Without the pictures, output the lines of the material from the very first through the one that holds "3.0, 2.9, 2.9];".

## Supplied data
##########
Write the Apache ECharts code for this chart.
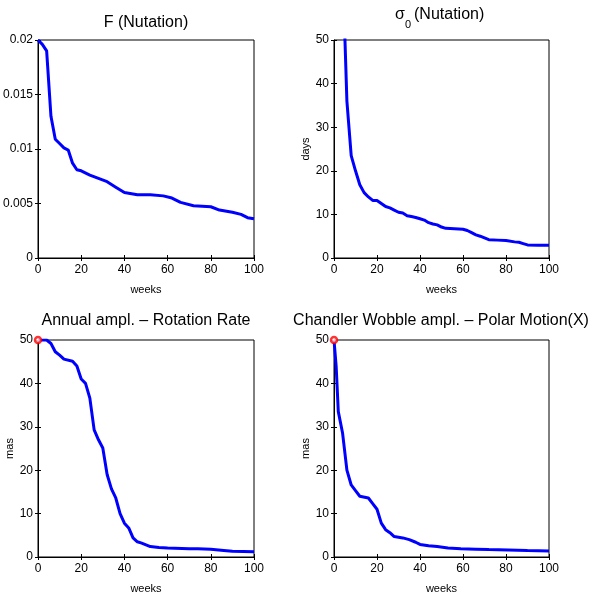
<!DOCTYPE html>
<html>
<head>
<meta charset="utf-8">
<script src="https://cdn.jsdelivr.net/npm/echarts@6/dist/echarts.min.js"></script>
<style>html,body{margin:0;padding:0;background:#fff;}#c{width:589px;height:598px;}</style>
</head>
<body>
<div id="c"></div>
<script>
// ---- data ----
const titleTexts = ["F (Nutation)", "\u03C3", "0", "(Nutation)", "Annual ampl. \u2013 Rotation Rate", "Chandler Wobble ampl. \u2013 Polar Motion(X)"];
const yNames = ["", "days", "mas", "mas"];
const xNames = ["weeks", "weeks", "weeks", "weeks"];
const xTicks = [0, 20, 40, 60, 80, 100];
const yMax = [0.02, 50, 50, 50];
const yStep = [0.005, 10, 10, 10];

const fWeeks = [0, 2, 4, 6, 8, 10, 12, 14, 16, 18, 20, 24, 28, 32, 36, 40, 46, 52, 58, 62, 66, 72, 80, 84, 90, 94, 97, 100];
const fValues = [0.0200, 0.0196, 0.0190, 0.0130, 0.0109, 0.0105, 0.0101, 0.0099, 0.0087, 0.0081, 0.0080, 0.0076, 0.0073, 0.0070, 0.0065, 0.0060, 0.0058, 0.0058, 0.0057, 0.0055, 0.0051, 0.0048, 0.0047, 0.0044, 0.0042, 0.0040, 0.0037, 0.0036];

const sigmaWeeks = [0, 2, 4, 6, 8, 10, 12, 14, 16, 18, 20, 22, 24, 26, 28, 30, 32, 34, 36, 38, 40, 42, 44, 46, 48, 50, 52, 56, 60, 62, 64, 66, 68, 70, 72, 76, 80, 84, 86, 88, 90, 95, 100];
const sigmaValues = [250, 120, 67, 36, 23.5, 20, 16.8, 15, 14, 13.2, 13.2, 12.5, 11.8, 11.5, 11, 10.5, 10.3, 9.7, 9.5, 9.3, 9, 8.7, 8.1, 7.8, 7.6, 7.1, 6.8, 6.7, 6.6, 6.3, 5.8, 5.3, 5, 4.6, 4.2, 4.1, 4.0, 3.7, 3.6, 3.3, 3.0, 2.9, 2.9];

const annualWeeks = [0, 4, 6, 8, 10, 12, 16, 18, 20, 22, 24, 26, 28, 30, 32, 34, 36, 38, 40, 42, 44, 46, 48, 52, 56, 60, 70, 74, 80, 86, 90, 100];
const annualValues = [50, 50, 49.2, 47.3, 46.5, 45.6, 45.1, 44.0, 41, 40, 36.6, 29.3, 27, 25.1, 19, 15.7, 13.6, 10, 7.8, 6.7, 4.4, 3.5, 3.2, 2.4, 2.2, 2.1, 1.9, 1.9, 1.8, 1.5, 1.3, 1.2];

const chandlerWeeks = [0, 1, 2, 4, 6, 8, 10, 12, 16, 18, 20, 22, 24, 26, 28, 32, 35, 38, 40, 44, 48, 53, 59, 66, 72, 81, 90, 100];
const chandlerValues = [50, 44, 33.5, 28.5, 20, 16.6, 15.3, 14, 13.6, 12.3, 11, 7.8, 6.3, 5.6, 4.7, 4.4, 4.0, 3.4, 2.9, 2.6, 2.4, 2.1, 1.9, 1.8, 1.7, 1.6, 1.5, 1.4];

const startMarkerWeeks = [null, null, 0, 0];
const startMarkerValues = [null, null, 50, 50];

// ---- layout ----
const FONT = "Liberation Sans";
const grids = [
  {left: 38, top: 40, width: 216, height: 218},
  {left: 334, top: 40, width: 215, height: 218},
  {left: 38, top: 340, width: 216, height: 217},
  {left: 334, top: 340, width: 215, height: 217}
];
const titleLayout = [
  {left: 146, top: 15, align: 'center', size: 16},
  {left: 395, top: 7, align: 'left', size: 16},
  {left: 405, top: 19, align: 'left', size: 11},
  {left: 414, top: 7, align: 'left', size: 16},
  {left: 146, top: 313, align: 'center', size: 16},
  {left: 441, top: 313, align: 'center', size: 16}
];
const seriesX = [fWeeks, sigmaWeeks, annualWeeks, chandlerWeeks];
const seriesY = [fValues, sigmaValues, annualValues, chandlerValues];

const zip = (a, b) => a.map((v, i) => [v, b[i]]);

const option = {
  animation: false,
  backgroundColor: '#fff',
  title: titleTexts.map((t, i) => ({
    text: t,
    left: titleLayout[i].left,
    top: titleLayout[i].top,
    textAlign: titleLayout[i].align,
    padding: 0,
    textStyle: {fontFamily: FONT, fontSize: titleLayout[i].size, fontWeight: 'normal', color: '#000'}
  })),
  grid: grids.map(g => Object.assign({show: true, borderColor: '#000', borderWidth: 1, containLabel: false, outerBoundsMode: 'none'}, g)),
  xAxis: [],
  yAxis: [],
  series: []
};

grids.forEach((g, i) => {
  option.xAxis.push({
    type: 'value', gridIndex: i, min: xTicks[0], max: xTicks[xTicks.length - 1], interval: xTicks[1] - xTicks[0],
    name: xNames[i], nameLocation: 'middle', nameGap: 26,
    nameTextStyle: {fontFamily: FONT, fontSize: 11, color: '#000'},
    axisLine: {show: true, lineStyle: {color: '#000', width: 1}},
    axisTick: {show: true, inside: true, length: 3, lineStyle: {color: '#000'}},
    axisLabel: {fontFamily: FONT, fontSize: 12, color: '#000', margin: 6},
    splitLine: {show: false}
  });
  option.xAxis.push({
    type: 'value', gridIndex: i, position: 'top', min: xTicks[0], max: xTicks[xTicks.length - 1], interval: xTicks[1] - xTicks[0],
    axisLine: {show: false},
    axisTick: {show: true, inside: true, length: 3, lineStyle: {color: '#000'}},
    axisLabel: {show: false}, splitLine: {show: false}
  });
  option.yAxis.push({
    type: 'value', gridIndex: i, min: 0, max: yMax[i], interval: yStep[i],
    name: yNames[i], nameLocation: 'middle', nameGap: 19,
    nameTextStyle: {fontFamily: FONT, fontSize: 11, color: '#000'},
    axisLine: {show: true, lineStyle: {color: '#000', width: 1}},
    axisTick: {show: true, inside: true, length: 3, lineStyle: {color: '#000'}},
    axisLabel: {fontFamily: FONT, fontSize: 12, color: '#000', margin: 5},
    splitLine: {show: false}
  });
  option.yAxis.push({
    type: 'value', gridIndex: i, position: 'right', min: 0, max: yMax[i], interval: yStep[i],
    axisLine: {show: false},
    axisTick: {show: true, inside: true, length: 3, lineStyle: {color: '#000'}},
    axisLabel: {show: false}, splitLine: {show: false}
  });
  option.series.push({
    type: 'line', xAxisIndex: 2 * i, yAxisIndex: 2 * i,
    data: zip(seriesX[i], seriesY[i]),
    showSymbol: false, symbol: 'none', clip: true,
    lineStyle: {color: '#0000ff', width: 3},
    z: 3
  });
  if (startMarkerWeeks[i] !== null) {
    option.series.push({
      type: 'scatter', xAxisIndex: 2 * i, yAxisIndex: 2 * i,
      data: [[startMarkerWeeks[i], startMarkerValues[i]]],
      symbol: 'circle', symbolSize: 6, clip: false,
      itemStyle: {color: '#fff', borderColor: '#ff0000', borderWidth: 2.5},
      z: 5
    });
  }
});

const chart = echarts.init(document.getElementById('c'), null, {renderer: 'canvas'});
chart.setOption(option);
</script>
</body>
</html>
##########
## Output of the task
Write the Apache ECharts code for this chart.
<!DOCTYPE html>
<html>
<head>
<meta charset="utf-8">
<script src="https://cdn.jsdelivr.net/npm/echarts@6/dist/echarts.min.js"></script>
<style>html,body{margin:0;padding:0;background:#fff;}#c{width:589px;height:598px;}</style>
</head>
<body>
<div id="c"></div>
<script>
// ---- data ----
const titleTexts = ["F (Nutation)", "\u03C3", "0", "(Nutation)", "Annual ampl. \u2013 Rotation Rate", "Chandler Wobble ampl. \u2013 Polar Motion(X)"];
const yNames = ["", "days", "mas", "mas"];
const xNames = ["weeks", "weeks", "weeks", "weeks"];
const xTicks = [0, 20, 40, 60, 80, 100];
const yMax = [0.02, 50, 50, 50];
const yStep = [0.005, 10, 10, 10];

const fWeeks = [0, 2, 4, 6, 8, 10, 12, 14, 16, 18, 20, 24, 28, 32, 36, 40, 46, 52, 58, 62, 66, 72, 80, 84, 90, 94, 97, 100];
const fValues = [0.0200, 0.0196, 0.0190, 0.0130, 0.0109, 0.0105, 0.0101, 0.0099, 0.0087, 0.0081, 0.0080, 0.0076, 0.0073, 0.0070, 0.0065, 0.0060, 0.0058, 0.0058, 0.0057, 0.0055, 0.0051, 0.0048, 0.0047, 0.0044, 0.0042, 0.0040, 0.0037, 0.0036];

const sigmaWeeks = [0, 2, 4, 6, 8, 10, 12, 14, 16, 18, 20, 22, 24, 26, 28, 30, 32, 34, 36, 38, 40, 42, 44, 46, 48, 50, 52, 56, 60, 62, 64, 66, 68, 70, 72, 76, 80, 84, 86, 88, 90, 95, 100];
const sigmaValues = [250, 120, 67, 36, 23.5, 20, 16.8, 15, 14, 13.2, 13.2, 12.5, 11.8, 11.5, 11, 10.5, 10.3, 9.7, 9.5, 9.3, 9, 8.7, 8.1, 7.8, 7.6, 7.1, 6.8, 6.7, 6.6, 6.3, 5.8, 5.3, 5, 4.6, 4.2, 4.1, 4.0, 3.7, 3.6, 3.3, 3.0, 2.9, 2.9];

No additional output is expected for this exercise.